Which brings me to my fourth area of concern, which is the tone of the whole essay.  It often comes across (at least to me) as condescending, sarcastic, and just plain unfriendly.  In the opening paragraph, we already have the word “weirder,” which suggests that Toby thinks all the things he’s just been mentioning — “gluten-free” foods among them — are weird.  Which suggests that if you’re interested in these things, you’re weird.  But if you are gluten-intolerant, there’s nothing weird about it, anymore than it’s weird to want nut-free food if you’re allergic to peanuts.

Midway through the article, he talks about “magic beads” for teething children.  At least one school of thought thinks the beads aren’t magic but that the amber somehow helps with teething pains.  But suppose that’s not the case. Even if the beads are “magic,” aren’t they magia bona, something Reformed ethicists have given their approval to in the past (see here).  Why should it be a problem if someone wants to try them because he’s heard they might work?

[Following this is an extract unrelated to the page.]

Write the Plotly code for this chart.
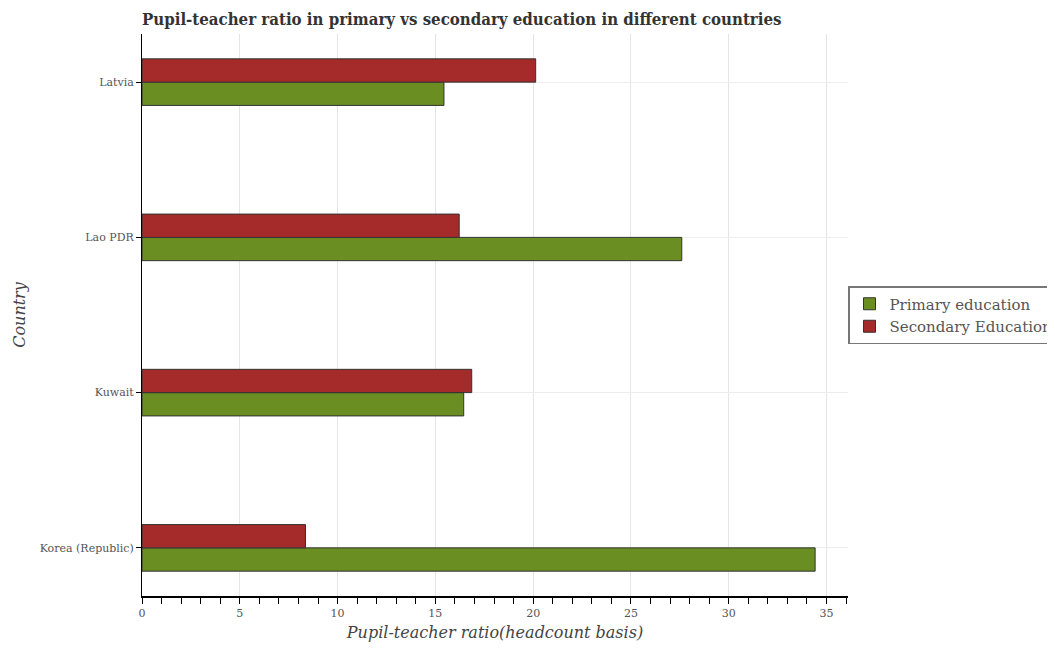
import plotly.graph_objects as go

countries = ['Korea (Republic)', 'Kuwait', 'Lao PDR', 'Latvia']
primary = [34.42, 16.45, 27.6, 15.44]
secondary = [8.36, 16.86, 16.22, 20.13]

fnt = 'DejaVu Serif'

fig = go.Figure()
fig.add_trace(go.Bar(y=countries, x=primary, name='Primary education', orientation='h',
                     marker=dict(color='#6b8e23', line=dict(color='#333333', width=1))))
fig.add_trace(go.Bar(y=countries, x=secondary, name='Secondary Education', orientation='h',
                     marker=dict(color='#a52a2a', line=dict(color='#333333', width=1))))

# page body adds an 8px offset, margins are set against that
fig.update_layout(
    width=1055, height=650,
    barmode='group', bargap=0.70, bargroupgap=0,
    plot_bgcolor='white', paper_bgcolor='white',
    font=dict(family=fnt, color='#555555'),
    title=dict(text='<b>Pupil-teacher ratio in primary vs secondary education in different countries</b>',
               x=134/1055, xanchor='left', y=1 - 11/650, yanchor='middle',
               font=dict(family='DejaVu Serif Condensed', size=16.7, color='#333333')),
    margin=dict(l=134, r=215, t=26, b=62),
    legend=dict(xref='container', x=840/1055, xanchor='left', y=0.5, yanchor='middle',
                bordercolor='#777777', borderwidth=1.5,
                font=dict(size=15, color='#555555'), traceorder='normal', tracegroupgap=4),
    xaxis=dict(range=[0, 36.1], dtick=5, showgrid=True, gridcolor='#e5e5e5', zeroline=False, automargin=False,
               showline=True, linecolor='black', linewidth=1.5, ticks='outside', ticklen=6, tickcolor='black',
               minor=dict(dtick=1, ticks='outside', ticklen=6, tickcolor='black', showgrid=False),
               tickfont=dict(size=11, color='#555555'), mirror=False,
               title=dict(text='<i>Pupil-teacher ratio(headcount basis)</i>', font=dict(size=16, color='#444444'), standoff=8)),
    yaxis=dict(range=[-0.31, 3.31], showgrid=True, gridcolor='#eeeeee', showline=True, linecolor='black', linewidth=1,
               automargin=False, ticks='outside', ticklen=5, tickcolor='black', tickfont=dict(size=11, color='#555555'),
               title=dict(text='<i>Country</i>', font=dict(size=16, color='#444444'), standoff=10)),
)

fig.write_html('out.html')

Then we get that bit about kissing icons of Darwin and Freud.  Please.  And people who are into organic food don’t have laughter in their eyes and joy in their hearts?  Gimmeabreak.  Sure, I grant that some don’t.  And some who are opposed to organic food don’t either. But some in both camps do.

By the end, the implication seems to be that if organic food does give you joy and make your heart sing, then you have a false gospel, because you’re trusting in something other than Christ.  (Ditto, I suppose, for Guinness, Tolkien, baseball, duck hunting, or anything else you might enjoy.)  Again, is someone out there idolizing organic food?  Maybe so.  Stop it.  Do some people push organic food as if it was sin to eat anything that isn’t organic?  That’s sin, too.  Stop it.

But does Mrs. Johnson love to find gluten-free recipes that don’t result in breads that are like dense sawdust and to share those recipes on Facebook?  Does Mr. Jones love to be able to get freshly-picked organic apples delivered to his town or to be able to go to a farmer’s market and get to know some of the farmers and buy some of their fresh produce that hasn’t been sprayed with chemicals he’d rather not ingest?  Does that make his heart happy?  Then let them enjoy God’s bounty in this way.  There’s no need to think it’s idolatry or a false gospel or even a warped priority.